**Source data:**
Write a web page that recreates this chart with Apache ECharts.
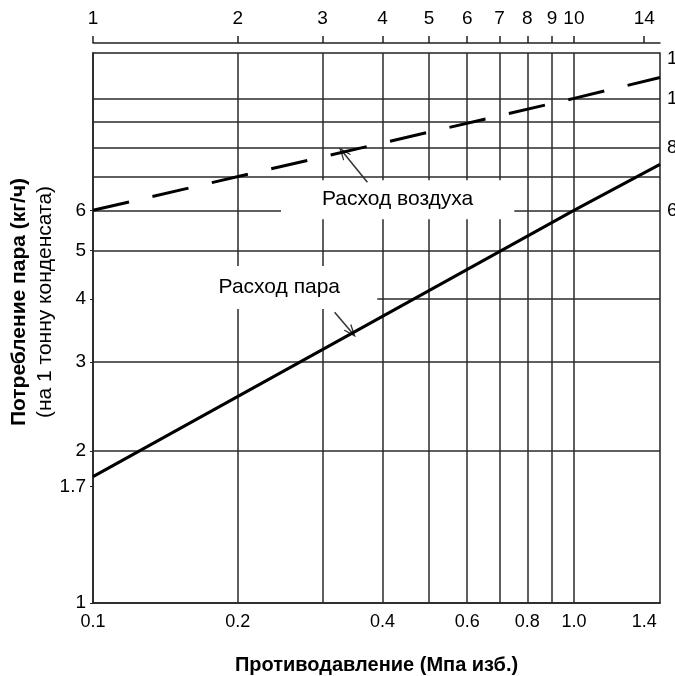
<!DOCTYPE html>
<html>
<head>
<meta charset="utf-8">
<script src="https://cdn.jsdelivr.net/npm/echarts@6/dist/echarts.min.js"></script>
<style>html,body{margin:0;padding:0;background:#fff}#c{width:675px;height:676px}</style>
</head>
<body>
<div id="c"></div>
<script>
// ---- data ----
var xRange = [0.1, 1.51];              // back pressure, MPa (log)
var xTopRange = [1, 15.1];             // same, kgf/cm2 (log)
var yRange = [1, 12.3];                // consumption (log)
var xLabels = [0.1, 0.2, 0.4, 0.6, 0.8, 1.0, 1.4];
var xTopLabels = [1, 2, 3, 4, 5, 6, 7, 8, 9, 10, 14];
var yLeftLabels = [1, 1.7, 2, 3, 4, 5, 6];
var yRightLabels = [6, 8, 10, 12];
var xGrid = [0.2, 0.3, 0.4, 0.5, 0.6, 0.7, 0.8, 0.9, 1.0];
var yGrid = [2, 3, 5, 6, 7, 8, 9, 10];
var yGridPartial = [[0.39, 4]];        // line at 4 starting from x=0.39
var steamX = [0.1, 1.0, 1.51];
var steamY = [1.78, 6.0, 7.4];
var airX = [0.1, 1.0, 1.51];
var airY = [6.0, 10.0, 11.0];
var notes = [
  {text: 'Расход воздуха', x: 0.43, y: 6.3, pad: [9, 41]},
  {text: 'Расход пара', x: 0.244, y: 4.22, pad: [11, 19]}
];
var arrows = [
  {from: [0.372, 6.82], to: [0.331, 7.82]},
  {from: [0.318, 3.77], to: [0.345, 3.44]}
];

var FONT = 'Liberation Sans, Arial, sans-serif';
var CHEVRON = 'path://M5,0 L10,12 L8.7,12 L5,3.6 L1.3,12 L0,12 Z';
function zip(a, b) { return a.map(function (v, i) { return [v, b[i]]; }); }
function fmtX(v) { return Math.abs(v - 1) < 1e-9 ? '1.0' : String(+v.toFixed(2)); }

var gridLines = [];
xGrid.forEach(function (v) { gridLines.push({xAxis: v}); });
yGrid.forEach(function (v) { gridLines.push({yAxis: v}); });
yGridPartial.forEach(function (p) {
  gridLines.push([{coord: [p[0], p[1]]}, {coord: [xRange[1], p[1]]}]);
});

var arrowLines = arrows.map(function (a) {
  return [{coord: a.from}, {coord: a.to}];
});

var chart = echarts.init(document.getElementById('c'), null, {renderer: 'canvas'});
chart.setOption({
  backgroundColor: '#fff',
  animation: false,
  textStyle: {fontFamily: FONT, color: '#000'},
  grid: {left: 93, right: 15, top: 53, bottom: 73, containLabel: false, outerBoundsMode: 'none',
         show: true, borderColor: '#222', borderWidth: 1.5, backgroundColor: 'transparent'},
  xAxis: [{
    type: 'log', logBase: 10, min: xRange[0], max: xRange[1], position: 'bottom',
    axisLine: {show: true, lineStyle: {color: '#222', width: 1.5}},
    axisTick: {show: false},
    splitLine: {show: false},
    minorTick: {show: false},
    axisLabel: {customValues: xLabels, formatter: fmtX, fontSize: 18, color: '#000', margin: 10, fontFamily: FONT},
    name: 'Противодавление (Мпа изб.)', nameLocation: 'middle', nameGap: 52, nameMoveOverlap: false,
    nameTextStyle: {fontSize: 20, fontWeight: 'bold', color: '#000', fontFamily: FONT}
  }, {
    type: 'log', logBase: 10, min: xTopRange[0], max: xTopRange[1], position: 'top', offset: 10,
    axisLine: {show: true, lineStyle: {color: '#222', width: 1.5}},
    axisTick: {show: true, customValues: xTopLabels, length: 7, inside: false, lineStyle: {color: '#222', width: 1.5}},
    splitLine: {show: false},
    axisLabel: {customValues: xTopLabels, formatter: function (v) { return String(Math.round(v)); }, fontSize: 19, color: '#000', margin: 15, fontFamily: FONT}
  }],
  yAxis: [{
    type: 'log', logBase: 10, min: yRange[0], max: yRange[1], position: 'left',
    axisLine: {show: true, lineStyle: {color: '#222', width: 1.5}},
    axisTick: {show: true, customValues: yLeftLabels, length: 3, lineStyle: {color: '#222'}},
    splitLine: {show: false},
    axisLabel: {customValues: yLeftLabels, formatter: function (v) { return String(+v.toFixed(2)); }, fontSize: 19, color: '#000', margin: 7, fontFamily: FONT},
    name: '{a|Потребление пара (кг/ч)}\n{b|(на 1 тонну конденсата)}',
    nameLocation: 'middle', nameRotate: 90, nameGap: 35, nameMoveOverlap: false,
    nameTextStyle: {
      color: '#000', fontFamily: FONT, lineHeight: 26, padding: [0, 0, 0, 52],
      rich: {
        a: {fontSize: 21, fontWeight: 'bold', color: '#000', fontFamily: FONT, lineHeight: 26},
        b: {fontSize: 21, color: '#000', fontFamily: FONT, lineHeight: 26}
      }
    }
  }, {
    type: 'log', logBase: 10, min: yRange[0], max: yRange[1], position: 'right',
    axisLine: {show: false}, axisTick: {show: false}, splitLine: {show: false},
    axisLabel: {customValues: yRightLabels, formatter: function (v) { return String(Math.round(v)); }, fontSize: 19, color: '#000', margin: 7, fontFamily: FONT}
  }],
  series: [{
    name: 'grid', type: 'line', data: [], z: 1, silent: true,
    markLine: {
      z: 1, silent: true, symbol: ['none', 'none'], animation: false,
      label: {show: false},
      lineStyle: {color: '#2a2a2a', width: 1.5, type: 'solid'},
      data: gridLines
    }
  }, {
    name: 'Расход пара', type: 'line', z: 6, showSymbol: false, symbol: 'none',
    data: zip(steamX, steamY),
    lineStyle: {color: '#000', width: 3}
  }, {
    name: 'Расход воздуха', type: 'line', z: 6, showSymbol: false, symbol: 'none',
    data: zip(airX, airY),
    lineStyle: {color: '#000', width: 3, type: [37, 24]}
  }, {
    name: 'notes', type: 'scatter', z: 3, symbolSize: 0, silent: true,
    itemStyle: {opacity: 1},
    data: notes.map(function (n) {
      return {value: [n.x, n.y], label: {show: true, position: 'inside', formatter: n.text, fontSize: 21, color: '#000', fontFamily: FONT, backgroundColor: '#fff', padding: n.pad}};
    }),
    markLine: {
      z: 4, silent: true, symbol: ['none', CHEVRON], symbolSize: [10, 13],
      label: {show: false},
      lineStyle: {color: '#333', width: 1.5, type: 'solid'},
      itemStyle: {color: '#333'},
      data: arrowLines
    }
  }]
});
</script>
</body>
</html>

**Exercise objective:**
Leave out the pictures and transcribe everything else exactly.

**Task output:**
Write a web page that recreates this chart with Apache ECharts.
<!DOCTYPE html>
<html>
<head>
<meta charset="utf-8">
<script src="https://cdn.jsdelivr.net/npm/echarts@6/dist/echarts.min.js"></script>
<style>html,body{margin:0;padding:0;background:#fff}#c{width:675px;height:676px}</style>
</head>
<body>
<div id="c"></div>
<script>
// ---- data ----
var xRange = [0.1, 1.51];              // back pressure, MPa (log)
var xTopRange = [1, 15.1];             // same, kgf/cm2 (log)
var yRange = [1, 12.3];                // consumption (log)
var xLabels = [0.1, 0.2, 0.4, 0.6, 0.8, 1.0, 1.4];
var xTopLabels = [1, 2, 3, 4, 5, 6, 7, 8, 9, 10, 14];
var yLeftLabels = [1, 1.7, 2, 3, 4, 5, 6];
var yRightLabels = [6, 8, 10, 12];
var xGrid = [0.2, 0.3, 0.4, 0.5, 0.6, 0.7, 0.8, 0.9, 1.0];
var yGrid = [2, 3, 5, 6, 7, 8, 9, 10];
var yGridPartial = [[0.39, 4]];        // line at 4 starting from x=0.39
var steamX = [0.1, 1.0, 1.51];
var steamY = [1.78, 6.0, 7.4];
var airX = [0.1, 1.0, 1.51];
var airY = [6.0, 10.0, 11.0];
var notes = [
  {text: 'Расход воздуха', x: 0.43, y: 6.3, pad: [9, 41]},
  {text: 'Расход пара', x: 0.244, y: 4.22, pad: [11, 19]}
];
var arrows = [
  {from: [0.372, 6.82], to: [0.331, 7.82]},
  {from: [0.318, 3.77], to: [0.345, 3.44]}
];

var FONT = 'Liberation Sans, Arial, sans-serif';
var CHEVRON = 'path://M5,0 L10,12 L8.7,12 L5,3.6 L1.3,12 L0,12 Z';
function zip(a, b) { return a.map(function (v, i) { return [v, b[i]]; }); }
function fmtX(v) { return Math.abs(v - 1) < 1e-9 ? '1.0' : String(+v.toFixed(2)); }

var gridLines = [];
xGrid.forEach(function (v) { gridLines.push({xAxis: v}); });
yGrid.forEach(function (v) { gridLines.push({yAxis: v}); });
yGridPartial.forEach(function (p) {
  gridLines.push([{coord: [p[0], p[1]]}, {coord: [xRange[1], p[1]]}]);
});

var arrowLines = arrows.map(function (a) {
  return [{coord: a.from}, {coord: a.to}];
});

var chart = echarts.init(document.getElementById('c'), null, {renderer: 'canvas'});
chart.setOption({
  backgroundColor: '#fff',
  animation: false,
  textStyle: {fontFamily: FONT, color: '#000'},
  grid: {left: 93, right: 15, top: 53, bottom: 73, containLabel: false, outerBoundsMode: 'none',
         show: true, borderColor: '#222', borderWidth: 1.5, backgroundColor: 'transparent'},
  xAxis: [{
    type: 'log', logBase: 10, min: xRange[0], max: xRange[1], position: 'bottom',
    axisLine: {show: true, lineStyle: {color: '#222', width: 1.5}},
    axisTick: {show: false},
    splitLine: {show: false},
    minorTick: {show: false},
    axisLabel: {customValues: xLabels, formatter: fmtX, fontSize: 18, color: '#000', margin: 10, fontFamily: FONT},
    name: 'Противодавление (Мпа изб.)', nameLocation: 'middle', nameGap: 52, nameMoveOverlap: false,
    nameTextStyle: {fontSize: 20, fontWeight: 'bold', color: '#000', fontFamily: FONT}
  }, {
    type: 'log', logBase: 10, min: xTopRange[0], max: xTopRange[1], position: 'top', offset: 10,
    axisLine: {show: true, lineStyle: {color: '#222', width: 1.5}},
    axisTick: {show: true, customValues: xTopLabels, length: 7, inside: false, lineStyle: {color: '#222', width: 1.5}},
    splitLine: {show: false},
    axisLabel: {customValues: xTopLabels, formatter: function (v) { return String(Math.round(v)); }, fontSize: 19, color: '#000', margin: 15, fontFamily: FONT}
  }],
  yAxis: [{
    type: 'log', logBase: 10, min: yRange[0], max: yRange[1], position: 'left',
    axisLine: {show: true, lineStyle: {color: '#222', width: 1.5}},
    axisTick: {show: true, customValues: yLeftLabels, length: 3, lineStyle: {color: '#222'}},
    splitLine: {show: false},
    axisLabel: {customValues: yLeftLabels, formatter: function (v) { return String(+v.toFixed(2)); }, fontSize: 19, color: '#000', margin: 7, fontFamily: FONT},
    name: '{a|Потребление пара (кг/ч)}\n{b|(на 1 тонну конденсата)}',
    nameLocation: 'middle', nameRotate: 90, nameGap: 35, nameMoveOverlap: false,
    nameTextStyle: {
      color: '#000', fontFamily: FONT, lineHeight: 26, padding: [0, 0, 0, 52],
      rich: {
        a: {fontSize: 21, fontWeight: 'bold', color: '#000', fontFamily: FONT, lineHeight: 26},
        b: {fontSize: 21, color: '#000', fontFamily: FONT, lineHeight: 26}
      }
    }
  }, {
    type: 'log', logBase: 10, min: yRange[0], max: yRange[1], position: 'right',
    axisLine: {show: false}, axisTick: {show: false}, splitLine: {show: false},
    axisLabel: {customValues: yRightLabels, formatter: function (v) { return String(Math.round(v)); }, fontSize: 19, color: '#000', margin: 7, fontFamily: FONT}
  }],
  series: [{
    name: 'grid', type: 'line', data: [], z: 1, silent: true,
    markLine: {
      z: 1, silent: true, symbol: ['none', 'none'], animation: false,
      label: {show: false},
      lineStyle: {color: '#2a2a2a', width: 1.5, type: 'solid'},
      data: gridLines
    }
  }, {
    name: 'Расход пара', type: 'line', z: 6, showSymbol: false, symbol: 'none',
    data: zip(steamX, steamY),
    lineStyle: {color: '#000', width: 3}
  }, {
    name: 'Расход воздуха', type: 'line', z: 6, showSymbol: false, symbol: 'none',
    data: zip(airX, airY),
    lineStyle: {color: '#000', width: 3, type: [37, 24]}
  }, {
    name: 'notes', type: 'scatter', z: 3, symbolSize: 0, silent: true,
    itemStyle: {opacity: 1},
    data: notes.map(function (n) {
      return {value: [n.x, n.y], label: {show: true, position: 'inside', formatter: n.text, fontSize: 21, color: '#000', fontFamily: FONT, backgroundColor: '#fff', padding: n.pad}};
    }),
    markLine: {
      z: 4, silent: true, symbol: ['none', CHEVRON], symbolSize: [10, 13],
      label: {show: false},
      lineStyle: {color: '#333', width: 1.5, type: 'solid'},
      itemStyle: {color: '#333'},
      data: arrowLines
    }
  }]
});
</script>
</body>
</html>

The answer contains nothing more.